Seth Godin: It is available and it’s on Udemy, which is spelled — I don’t even know how to pronounce Udemy. I’m looking it up right now. U-D-E-M-Y. If you type “Udemy Seth Godin into your favorite search engine, it will be the top match. And when you go there, if you type in “Brian – how much discount should we give everybody if they type in the word “Brian?
Brian Clark: Hm, well, how much does it cost to begin with?
Seth Godin: Let me see, I think it costs like, hold on, I’ve got to go over here. I haven’t been there in a little while. If I say “manage course — oh, there we go. I’m sorry, this is dead air. We don’t like dead air on a podcast.
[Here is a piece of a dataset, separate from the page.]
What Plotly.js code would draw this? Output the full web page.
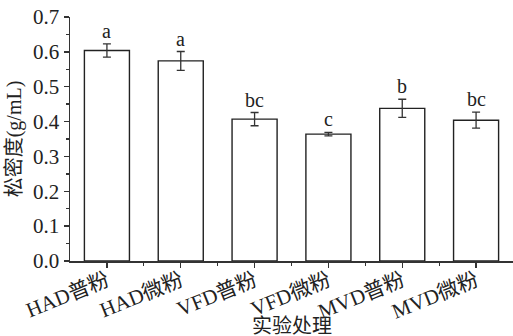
<!DOCTYPE html>
<html>
<head>
<meta charset="utf-8">
<script src="https://cdn.plot.ly/plotly-3.0.1.min.js"></script>
<style>html,body{margin:0;padding:0;background:#fff;}#chart{width:513px;height:336px;}</style>
</head>
<body>
<div id="chart"></div>
<script>
const categories = ["HAD普粉", "HAD微粉", "VFD普粉", "VFD微粉", "MVD普粉", "MVD微粉"];
const values = [0.604, 0.574, 0.407, 0.364, 0.438, 0.404];
const errors = [0.019, 0.027, 0.019, 0.005, 0.026, 0.023];
const letters = ["a", "a", "bc", "c", "b", "bc"];
const yTicks = [0.0, 0.1, 0.2, 0.3, 0.4, 0.5, 0.6, 0.7];

const FONT = "Liberation Serif, Times New Roman, Noto Sans CJK SC, serif";
const xs = categories.map((_, i) => i);

const trace = {
  type: "bar",
  x: xs,
  y: values,
  width: 0.61,
  marker: {color: "#ffffff", line: {color: "#222222", width: 1.4}},
  error_y: {type: "data", array: errors, visible: true, color: "#333333", thickness: 1.3, width: 4}
};

const annotations = letters.map((t, i) => ({
  x: i, y: values[i] + errors[i], xref: "x", yref: "y",
  text: t, showarrow: false, yanchor: "bottom", yshift: 0,
  font: {family: FONT, size: 20, color: "#222"}
}));
annotations.push({
  x: 0.5, y: 0, xref: "paper", yref: "paper",
  text: "实验处理", showarrow: false, yanchor: "middle", yshift: -65,
  font: {family: FONT, size: 20, color: "#222"}
});

const layout = {
  width: 513, height: 336,
  margin: {l: 70, r: 0, t: 17, b: 75},
  paper_bgcolor: "#ffffff", plot_bgcolor: "#ffffff",
  showlegend: false,
  font: {family: FONT, size: 20, color: "#222"},
  xaxis: {
    range: [-0.5, 5.5],
    tickvals: xs, ticktext: categories,
    tickangle: -22,
    ticklabelstandoff: -7,
    ticks: "outside", ticklen: 5, tickwidth: 1.3, tickcolor: "#333",
    minor: {tickvals: [0.5, 1.5, 2.5, 3.5, 4.5], ticks: "outside", ticklen: 3, tickwidth: 1.3, tickcolor: "#333"},
    showline: true, linecolor: "#333", linewidth: 1.5,
    showgrid: false, zeroline: false,
    tickfont: {family: FONT, size: 21, color: "#222"}
  },
  yaxis: {
    range: [0, 0.7],
    tickvals: yTicks, ticktext: yTicks.map(v => v.toFixed(1)),
    ticks: "outside", ticklen: 5, tickwidth: 1.3, tickcolor: "#333",
    minor: {dtick: 0.05, tick0: 0, ticks: "outside", ticklen: 3, tickwidth: 1.3, tickcolor: "#333"},
    showline: true, linecolor: "#333", linewidth: 1.5,
    showgrid: false, zeroline: false,
    tickfont: {family: FONT, size: 21, color: "#222"},
    title: {text: "松密度(g/mL)", font: {family: FONT, size: 20, color: "#222"}, standoff: 6}
  },
  annotations: annotations
};

Plotly.newPlot("chart", [trace], layout, {displayModeBar: false, staticPlot: true});
</script>
</body>
</html>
Brian Clark: It’s all right, it’s authentic.
Seth Godin: The cost is $57, and I will negotiate with you right now on behalf of the people who are listening. How much of a discount do you want to give them?
Brian Clark: Could you go as low as 37?
Seth Godin: $20 off?
Brian Clark: Yeah.
Seth Godin: Okay, done.
Brian Clark: Nice. I should’ve gone lower. Sorry, people.
Seth Godin: You should have. I’m making the discount code now. It’s Brian, with a capital B-R-I-A-N. Price after discount, $36. See that? I threw in an extra dollar, because I’m a nice guy. And there are going to be only 800 of these coupons available. Done.
Brian Clark: Sweet. All right, we’re going to link this up in the show notes and we’re going to give you that information again so that it’s easy to find just one click over. Enter the code, Brian, and this is the most value you’re probably going to get all day.
Seth, that’s very generous of you and I appreciate that. Do you have one of your amazing parting shots for us to close out the episode?
Seth Godin: You don’t need more time, you just need to decide.
Brian Clark: Love it. All right, Everyone, thanks for joining us. I hope you’ve enjoyed this as much as I have. Thank you, Seth, for generosity in sharing your time, as always. And we will see you next time.
Seth Godin: Thanks a lot. Keep making a ruckus, sir.